• **Exercise**: Leave out the pictures and repeat the rest of the material exactly.

• **Dataset extract**:
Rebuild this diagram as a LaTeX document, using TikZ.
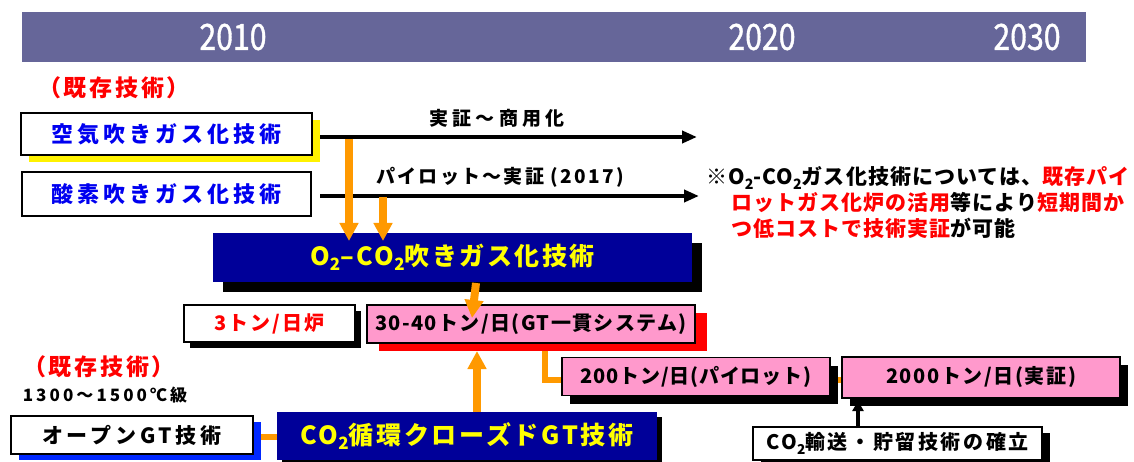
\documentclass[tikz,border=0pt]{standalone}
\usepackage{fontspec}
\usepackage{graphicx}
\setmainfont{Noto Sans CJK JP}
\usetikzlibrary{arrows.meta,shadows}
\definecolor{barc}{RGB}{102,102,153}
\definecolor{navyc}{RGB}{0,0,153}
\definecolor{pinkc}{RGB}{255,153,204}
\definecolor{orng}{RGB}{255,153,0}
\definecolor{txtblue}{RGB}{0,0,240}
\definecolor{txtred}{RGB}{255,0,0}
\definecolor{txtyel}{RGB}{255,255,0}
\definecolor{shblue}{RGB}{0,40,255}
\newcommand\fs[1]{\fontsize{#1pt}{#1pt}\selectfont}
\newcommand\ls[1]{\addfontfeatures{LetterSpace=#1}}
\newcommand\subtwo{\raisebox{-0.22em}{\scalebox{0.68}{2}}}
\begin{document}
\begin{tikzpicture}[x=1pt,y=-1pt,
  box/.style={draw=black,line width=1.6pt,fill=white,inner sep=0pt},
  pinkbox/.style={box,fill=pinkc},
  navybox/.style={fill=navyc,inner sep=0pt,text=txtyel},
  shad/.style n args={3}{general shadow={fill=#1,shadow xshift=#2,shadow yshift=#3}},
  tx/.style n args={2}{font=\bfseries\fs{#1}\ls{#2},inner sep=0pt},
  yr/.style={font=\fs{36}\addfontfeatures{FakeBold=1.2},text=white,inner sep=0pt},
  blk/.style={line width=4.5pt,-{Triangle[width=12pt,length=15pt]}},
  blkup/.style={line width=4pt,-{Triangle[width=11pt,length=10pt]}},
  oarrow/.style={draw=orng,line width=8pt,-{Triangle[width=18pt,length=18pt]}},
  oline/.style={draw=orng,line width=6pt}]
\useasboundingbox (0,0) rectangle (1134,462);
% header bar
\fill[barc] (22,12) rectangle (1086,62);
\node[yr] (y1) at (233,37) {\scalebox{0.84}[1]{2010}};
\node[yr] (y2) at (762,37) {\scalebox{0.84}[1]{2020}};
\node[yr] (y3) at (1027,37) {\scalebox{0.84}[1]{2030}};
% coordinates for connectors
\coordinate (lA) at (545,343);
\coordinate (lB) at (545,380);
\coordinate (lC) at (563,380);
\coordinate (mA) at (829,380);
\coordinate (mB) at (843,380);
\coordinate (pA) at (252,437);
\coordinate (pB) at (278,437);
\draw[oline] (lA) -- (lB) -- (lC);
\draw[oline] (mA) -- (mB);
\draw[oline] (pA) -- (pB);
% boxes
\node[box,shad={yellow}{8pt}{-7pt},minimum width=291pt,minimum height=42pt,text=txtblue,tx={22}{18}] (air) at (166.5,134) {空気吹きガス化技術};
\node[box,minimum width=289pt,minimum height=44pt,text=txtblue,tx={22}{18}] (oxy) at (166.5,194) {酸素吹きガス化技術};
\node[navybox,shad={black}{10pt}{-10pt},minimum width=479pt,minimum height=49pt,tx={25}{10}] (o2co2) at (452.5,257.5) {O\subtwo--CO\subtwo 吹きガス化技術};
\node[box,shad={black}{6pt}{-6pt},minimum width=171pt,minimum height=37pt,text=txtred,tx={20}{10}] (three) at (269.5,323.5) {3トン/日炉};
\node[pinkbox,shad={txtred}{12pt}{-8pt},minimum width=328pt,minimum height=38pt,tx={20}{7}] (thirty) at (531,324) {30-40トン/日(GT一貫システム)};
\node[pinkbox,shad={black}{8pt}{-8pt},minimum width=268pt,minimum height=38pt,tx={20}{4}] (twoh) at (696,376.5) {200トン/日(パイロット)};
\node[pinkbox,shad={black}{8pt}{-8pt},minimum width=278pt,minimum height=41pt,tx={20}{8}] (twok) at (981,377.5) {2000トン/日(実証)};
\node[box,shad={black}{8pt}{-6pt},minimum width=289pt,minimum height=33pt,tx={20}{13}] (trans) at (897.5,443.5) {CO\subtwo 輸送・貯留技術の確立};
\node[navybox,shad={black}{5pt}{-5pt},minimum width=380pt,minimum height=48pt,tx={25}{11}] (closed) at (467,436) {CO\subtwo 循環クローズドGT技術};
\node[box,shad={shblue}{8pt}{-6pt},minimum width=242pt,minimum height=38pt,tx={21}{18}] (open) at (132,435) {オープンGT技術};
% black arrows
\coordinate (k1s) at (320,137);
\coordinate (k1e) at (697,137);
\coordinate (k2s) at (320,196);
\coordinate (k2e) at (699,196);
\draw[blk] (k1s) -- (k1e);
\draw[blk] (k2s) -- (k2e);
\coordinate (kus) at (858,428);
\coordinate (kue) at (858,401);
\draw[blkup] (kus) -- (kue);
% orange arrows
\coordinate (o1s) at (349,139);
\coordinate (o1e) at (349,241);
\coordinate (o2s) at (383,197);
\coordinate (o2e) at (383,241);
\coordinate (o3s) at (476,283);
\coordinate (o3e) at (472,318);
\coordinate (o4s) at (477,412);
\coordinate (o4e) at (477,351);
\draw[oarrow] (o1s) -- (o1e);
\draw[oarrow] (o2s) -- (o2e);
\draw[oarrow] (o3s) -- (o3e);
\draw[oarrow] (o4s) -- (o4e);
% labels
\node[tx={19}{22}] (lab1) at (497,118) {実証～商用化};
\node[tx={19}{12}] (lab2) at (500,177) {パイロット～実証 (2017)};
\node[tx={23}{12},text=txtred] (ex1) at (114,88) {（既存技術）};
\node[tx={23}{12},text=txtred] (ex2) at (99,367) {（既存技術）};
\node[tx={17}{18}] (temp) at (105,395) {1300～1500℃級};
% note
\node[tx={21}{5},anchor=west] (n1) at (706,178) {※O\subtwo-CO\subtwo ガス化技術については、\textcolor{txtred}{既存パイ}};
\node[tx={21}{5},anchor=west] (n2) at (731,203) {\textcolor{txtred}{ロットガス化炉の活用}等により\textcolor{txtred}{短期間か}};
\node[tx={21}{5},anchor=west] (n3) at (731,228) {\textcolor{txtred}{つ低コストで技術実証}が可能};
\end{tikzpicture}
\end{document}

• **Solution**:
Rebuild this diagram as a LaTeX document, using TikZ.
\documentclass[tikz,border=0pt]{standalone}
\usepackage{fontspec}
\usepackage{graphicx}
\setmainfont{Noto Sans CJK JP}
\usetikzlibrary{arrows.meta,shadows}
\definecolor{barc}{RGB}{102,102,153}
\definecolor{navyc}{RGB}{0,0,153}
\definecolor{pinkc}{RGB}{255,153,204}
\definecolor{orng}{RGB}{255,153,0}
\definecolor{txtblue}{RGB}{0,0,240}
\definecolor{txtred}{RGB}{255,0,0}
\definecolor{txtyel}{RGB}{255,255,0}
\definecolor{shblue}{RGB}{0,40,255}
\newcommand\fs[1]{\fontsize{#1pt}{#1pt}\selectfont}
\newcommand\ls[1]{\addfontfeatures{LetterSpace=#1}}
\newcommand\subtwo{\raisebox{-0.22em}{\scalebox{0.68}{2}}}
\begin{document}
\begin{tikzpicture}[x=1pt,y=-1pt,
  box/.style={draw=black,line width=1.6pt,fill=white,inner sep=0pt},
  pinkbox/.style={box,fill=pinkc},
  navybox/.style={fill=navyc,inner sep=0pt,text=txtyel},
  shad/.style n args={3}{general shadow={fill=#1,shadow xshift=#2,shadow yshift=#3}},
  tx/.style n args={2}{font=\bfseries\fs{#1}\ls{#2},inner sep=0pt},
  yr/.style={font=\fs{36}\addfontfeatures{FakeBold=1.2},text=white,inner sep=0pt},
  blk/.style={line width=4.5pt,-{Triangle[width=12pt,length=15pt]}},
  blkup/.style={line width=4pt,-{Triangle[width=11pt,length=10pt]}},
  oarrow/.style={draw=orng,line width=8pt,-{Triangle[width=18pt,length=18pt]}},
  oline/.style={draw=orng,line width=6pt}]
\useasboundingbox (0,0) rectangle (1134,462);
% header bar
\fill[barc] (22,12) rectangle (1086,62);
\node[yr] (y1) at (233,37) {\scalebox{0.84}[1]{2010}};
\node[yr] (y2) at (762,37) {\scalebox{0.84}[1]{2020}};
\node[yr] (y3) at (1027,37) {\scalebox{0.84}[1]{2030}};
% coordinates for connectors
\coordinate (lA) at (545,343);
\coordinate (lB) at (545,380);
\coordinate (lC) at (563,380);
\coordinate (mA) at (829,380);
\coordinate (mB) at (843,380);
\coordinate (pA) at (252,437);
\coordinate (pB) at (278,437);
\draw[oline] (lA) -- (lB) -- (lC);
\draw[oline] (mA) -- (mB);
\draw[oline] (pA) -- (pB);
% boxes
\node[box,shad={yellow}{8pt}{-7pt},minimum width=291pt,minimum height=42pt,text=txtblue,tx={22}{18}] (air) at (166.5,134) {空気吹きガス化技術};
\node[box,minimum width=289pt,minimum height=44pt,text=txtblue,tx={22}{18}] (oxy) at (166.5,194) {酸素吹きガス化技術};
\node[navybox,shad={black}{10pt}{-10pt},minimum width=479pt,minimum height=49pt,tx={25}{10}] (o2co2) at (452.5,257.5) {O\subtwo--CO\subtwo 吹きガス化技術};
\node[box,shad={black}{6pt}{-6pt},minimum width=171pt,minimum height=37pt,text=txtred,tx={20}{10}] (three) at (269.5,323.5) {3トン/日炉};
\node[pinkbox,shad={txtred}{12pt}{-8pt},minimum width=328pt,minimum height=38pt,tx={20}{7}] (thirty) at (531,324) {30-40トン/日(GT一貫システム)};
\node[pinkbox,shad={black}{8pt}{-8pt},minimum width=268pt,minimum height=38pt,tx={20}{4}] (twoh) at (696,376.5) {200トン/日(パイロット)};
\node[pinkbox,shad={black}{8pt}{-8pt},minimum width=278pt,minimum height=41pt,tx={20}{8}] (twok) at (981,377.5) {2000トン/日(実証)};
\node[box,shad={black}{8pt}{-6pt},minimum width=289pt,minimum height=33pt,tx={20}{13}] (trans) at (897.5,443.5) {CO\subtwo 輸送・貯留技術の確立};
\node[navybox,shad={black}{5pt}{-5pt},minimum width=380pt,minimum height=48pt,tx={25}{11}] (closed) at (467,436) {CO\subtwo 循環クローズドGT技術};
\node[box,shad={shblue}{8pt}{-6pt},minimum width=242pt,minimum height=38pt,tx={21}{18}] (open) at (132,435) {オープンGT技術};
% black arrows
\coordinate (k1s) at (320,137);
\coordinate (k1e) at (697,137);
\coordinate (k2s) at (320,196);
\coordinate (k2e) at (699,196);
\draw[blk] (k1s) -- (k1e);
\draw[blk] (k2s) -- (k2e);
\coordinate (kus) at (858,428);
\coordinate (kue) at (858,401);
\draw[blkup] (kus) -- (kue);
% orange arrows
\coordinate (o1s) at (349,139);
\coordinate (o1e) at (349,241);
\coordinate (o2s) at (383,197);
\coordinate (o2e) at (383,241);
\coordinate (o3s) at (476,283);
\coordinate (o3e) at (472,318);
\coordinate (o4s) at (477,412);
\coordinate (o4e) at (477,351);
\draw[oarrow] (o1s) -- (o1e);
\draw[oarrow] (o2s) -- (o2e);
\draw[oarrow] (o3s) -- (o3e);
\draw[oarrow] (o4s) -- (o4e);
% labels
\node[tx={19}{22}] (lab1) at (497,118) {実証～商用化};
\node[tx={19}{12}] (lab2) at (500,177) {パイロット～実証 (2017)};
\node[tx={23}{12},text=txtred] (ex1) at (114,88) {（既存技術）};
\node[tx={23}{12},text=txtred] (ex2) at (99,367) {（既存技術）};
\node[tx={17}{18}] (temp) at (105,395) {1300～1500℃級};
% note
\node[tx={21}{5},anchor=west] (n1) at (706,178) {※O\subtwo-CO\subtwo ガス化技術については、\textcolor{txtred}{既存パイ}};
\node[tx={21}{5},anchor=west] (n2) at (731,203) {\textcolor{txtred}{ロットガス化炉の活用}等により\textcolor{txtred}{短期間か}};
\node[tx={21}{5},anchor=west] (n3) at (731,228) {\textcolor{txtred}{つ低コストで技術実証}が可能};
\end{tikzpicture}
\end{document}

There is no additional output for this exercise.